Dean Row Chapel is a Unitarian place of worship in Cheshire, North West England. It is located 2 mi east of the town of Wilmslow, Cheshire, near the junction of the A5102 and B5358 roads. The structure is recorded in the National Heritage List for England as a designated Grade II* listed building. The congregation is a member of the General Assembly of Unitarian and Free Christian Churches, the umbrella organisation for British Unitarians.

==History==
The chapel was built around the end of the 17th century soon after the passing of the Act of Toleration 1689. By 1843 it had become a ruin. It was restored but during the process many of the internal fittings and furniture were lost.
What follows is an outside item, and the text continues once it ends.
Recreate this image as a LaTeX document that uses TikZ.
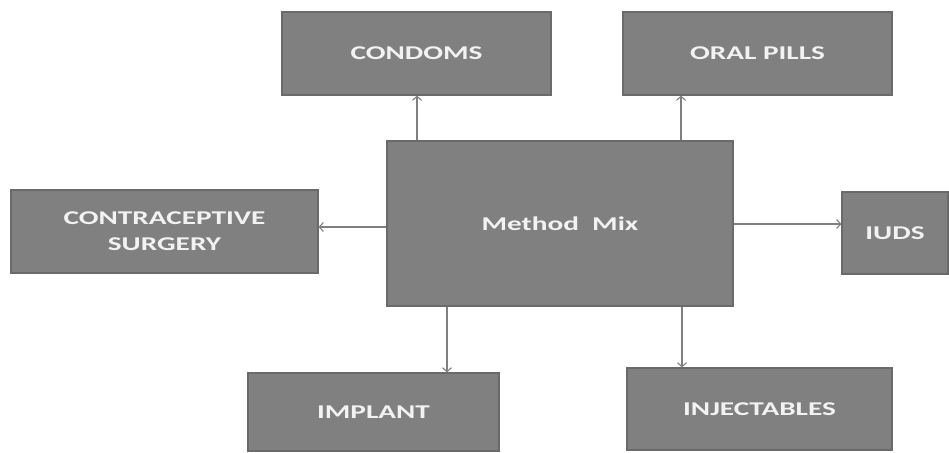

The chapel was rededicated on 23 April 1845. A further restoration took place in 1971. Initially Presbyterian, it later became Unitarian and continues in use as a Unitarian chapel.

==Architecture==
===Exterior===
The chapel is built in red brick with sandstone dressings and is in two storeys. The roof is of Kerridge slates with a stone ridge. The eastern gable is surmounted by a stone ball and the western gable has a bellcote with a single bell, and a stone ball on its top. Two external staircases lead to the upper storeys and under each staircase is a porch providing an entrance to the lower storey. At the lower level are four two-light chamfered stone mullioned windows, and at the upper level six similar windows. In the centre of the wall are bronze war memorial plaques.

===Interior===
At each end are galleries with the organ occupying the east gallery. The altar table is at the east end and is enclosed by a curved rail. Also at the east end is the three-level pulpit which was formerly on the north side. At the west end is a board containing the names of the past ministers.

==External features==
In the graveyard is a sundial with three dials dating from 1871, which was restored for the 2000 millennium.

==Religious life==
Two nearby Unitarian congregations are Chowbent Chapel and Cross Street Chapel.